- **Collected data**:
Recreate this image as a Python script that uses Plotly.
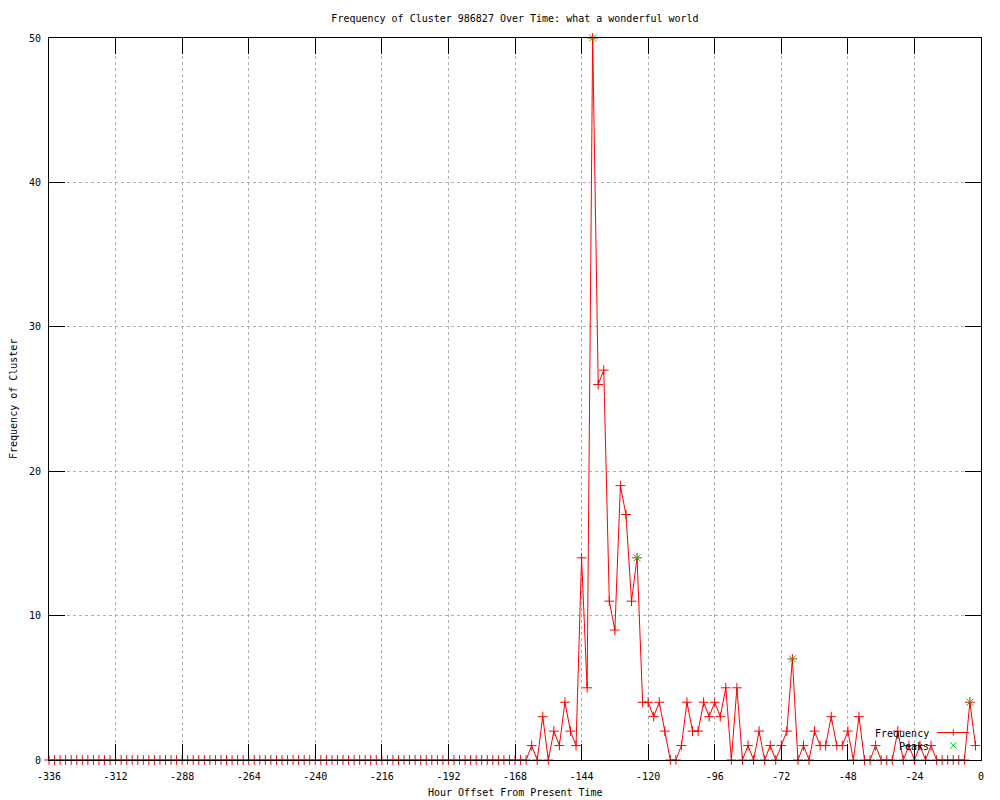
import plotly.graph_objects as go

# ---------------- data ----------------
hours = list(range(-336, 0, 2))  # hour offsets, one sample every 2 hours

frequency = [
    # -336 .. -168
    0, 0, 0, 0, 0, 0, 0, 0, 0, 0, 0, 0, 0, 0, 0, 0, 0, 0, 0, 0,
    0, 0, 0, 0, 0, 0, 0, 0, 0, 0, 0, 0, 0, 0, 0, 0, 0, 0, 0, 0,
    0, 0, 0, 0, 0, 0, 0, 0, 0, 0, 0, 0, 0, 0, 0, 0, 0, 0, 0, 0,
    0, 0, 0, 0, 0, 0, 0, 0, 0, 0, 0, 0, 0, 0, 0, 0, 0, 0, 0, 0,
    0, 0, 0, 0, 0,
    # -166 .. -2
    0, 0, 1, 0, 3, 0, 2, 1, 4, 2, 1, 14, 5, 50, 26, 27, 11, 9, 19, 17,
    11, 14, 4, 4, 3, 4, 2, 0, 0, 1, 4, 2, 2, 4, 3, 4, 3, 5, 0, 5,
    0, 1, 0, 2, 0, 1, 0, 1, 2, 7, 0, 1, 0, 2, 1, 1, 3, 1, 1, 2,
    0, 3, 0, 0, 1, 0, 0, 0, 2, 0, 1, 0, 1, 0, 1, 0, 0, 0, 0, 0,
    0, 4, 1,
]

peak_hours = [-140, -124, -68, -4]
peak_values = [50, 14, 7, 4]

x_tick_vals = [-336, -312, -288, -264, -240, -216, -192, -168, -144, -120, -96, -72, -48, -24, 0]
x_tick_labels = ["-336", "-312", "-288", "-264", "-240", "-216", "-192", "-168",
                 "-144", "-120", "-96", "-72", "-48", "-24", "0"]
y_tick_vals = [0, 10, 20, 30, 40, 50]
y_tick_labels = ["0", "10", "20", "30", "40", "50"]

title_text = "Frequency of Cluster 986827 Over Time: what a wonderful world"
x_title = "Hour Offset From Present Time"
y_title = "Frequency of Cluster"
legend_names = ["Frequency", "Peaks"]

# ---------------- style ----------------
FONT = "DejaVu Sans Mono"
RED = "#ff0000"
GREEN = "#00c000"
W, H = 1000, 800
L, R, T, B = 49, 19, 38, 40
PW, PH = W - L - R, H - T - B


def px(xp):
    return (xp - L) / PW


def py(yp):
    return (H - B - yp) / PH


fig = go.Figure()
fig.add_trace(go.Scatter(
    x=hours, y=frequency, mode="lines+markers", name=legend_names[0],
    line=dict(color=RED, width=1),
    marker=dict(symbol="cross-thin", size=7, color=RED, line=dict(color=RED, width=1)),
    cliponaxis=False, showlegend=False,
))
fig.add_trace(go.Scatter(
    x=peak_hours, y=peak_values, mode="markers", name=legend_names[1],
    marker=dict(symbol="x-thin", size=7, color=GREEN, line=dict(color=GREEN, width=1)),
    cliponaxis=False, showlegend=False,
))

axis_common = dict(
    showline=True, mirror="ticks", linecolor="black", linewidth=1,
    ticks="inside", ticklen=16, tickwidth=1, tickcolor="black",
    showgrid=True, gridcolor="#b0b0b0", griddash="dot", gridwidth=1,
    zeroline=False, tickfont=dict(family=FONT, size=10, color="black"),
)
fig.update_xaxes(range=[-336, 0], tickmode="array", tickvals=x_tick_vals,
                 ticktext=x_tick_labels, ticklabelstandoff=7, **axis_common)
fig.update_yaxes(range=[0, 50], tickmode="array", tickvals=y_tick_vals,
                 ticktext=y_tick_labels, ticklabelstandoff=5, **axis_common)

# manual gnuplot-style key (text on the left, sample on the right)
shapes = []
ly1, ly2 = py(732.5), py(745.5)
sx = px(953.3)
dx, dy = 3.2 / PW, 3.2 / PH
shapes.append(dict(type="line", xref="paper", yref="paper", x0=px(937), x1=px(969),
                   y0=ly1, y1=ly1, line=dict(color=RED, width=1)))
shapes.append(dict(type="line", xref="paper", yref="paper", x0=sx - dx, x1=sx + dx,
                   y0=ly1, y1=ly1, line=dict(color=RED, width=1)))
shapes.append(dict(type="line", xref="paper", yref="paper", x0=sx, x1=sx,
                   y0=ly1 - dy, y1=ly1 + dy, line=dict(color=RED, width=1)))
shapes.append(dict(type="line", xref="paper", yref="paper", x0=sx - dx, x1=sx + dx,
                   y0=ly2 - dy, y1=ly2 + dy, line=dict(color=GREEN, width=1)))
shapes.append(dict(type="line", xref="paper", yref="paper", x0=sx - dx, x1=sx + dx,
                   y0=ly2 + dy, y1=ly2 - dy, line=dict(color=GREEN, width=1)))

annotations = [
    dict(text=legend_names[0], xref="paper", yref="paper", x=px(931), y=py(733.3),
         xanchor="right", yanchor="middle", showarrow=False,
         font=dict(family=FONT, size=10, color="black")),
    dict(text=legend_names[1], xref="paper", yref="paper", x=px(931), y=py(746.7),
         xanchor="right", yanchor="middle", showarrow=False,
         font=dict(family=FONT, size=10, color="black")),
    dict(text=x_title, xref="paper", yref="paper", x=0.5, y=py(792),
         xanchor="center", yanchor="middle", showarrow=False,
         font=dict(family=FONT, size=10, color="black")),
    dict(text=y_title, xref="paper", yref="paper", x=px(13), y=0.5, textangle=-90,
         xanchor="center", yanchor="middle", showarrow=False,
         font=dict(family=FONT, size=10, color="black")),
]

fig.update_layout(
    width=W, height=H,
    margin=dict(l=L, r=R, t=T, b=B, autoexpand=False),
    paper_bgcolor="white", plot_bgcolor="white",
    title=dict(text=title_text, x=0.5, xref="paper", xanchor="center",
               y=1 - 18 / H, yref="container", yanchor="middle",
               font=dict(family=FONT, size=10, color="black")),
    showlegend=False,
    shapes=shapes,
    annotations=annotations,
)

fig.write_html(
    "out.html",
    config={"displayModeBar": False},
    post_script="document.body.style.margin='0px';document.body.style.overflow='hidden';",
)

- **Written instruction**: Please reproduce the listing exactly from its opening line through the line that contains "hours = list(range(-336, 0, 2))", both included, with all pictures omitted.

- **Output of the task**:
Recreate this image as a Python script that uses Plotly.
import plotly.graph_objects as go

# ---------------- data ----------------
hours = list(range(-336, 0, 2))  # hour offsets, one sample every 2 hours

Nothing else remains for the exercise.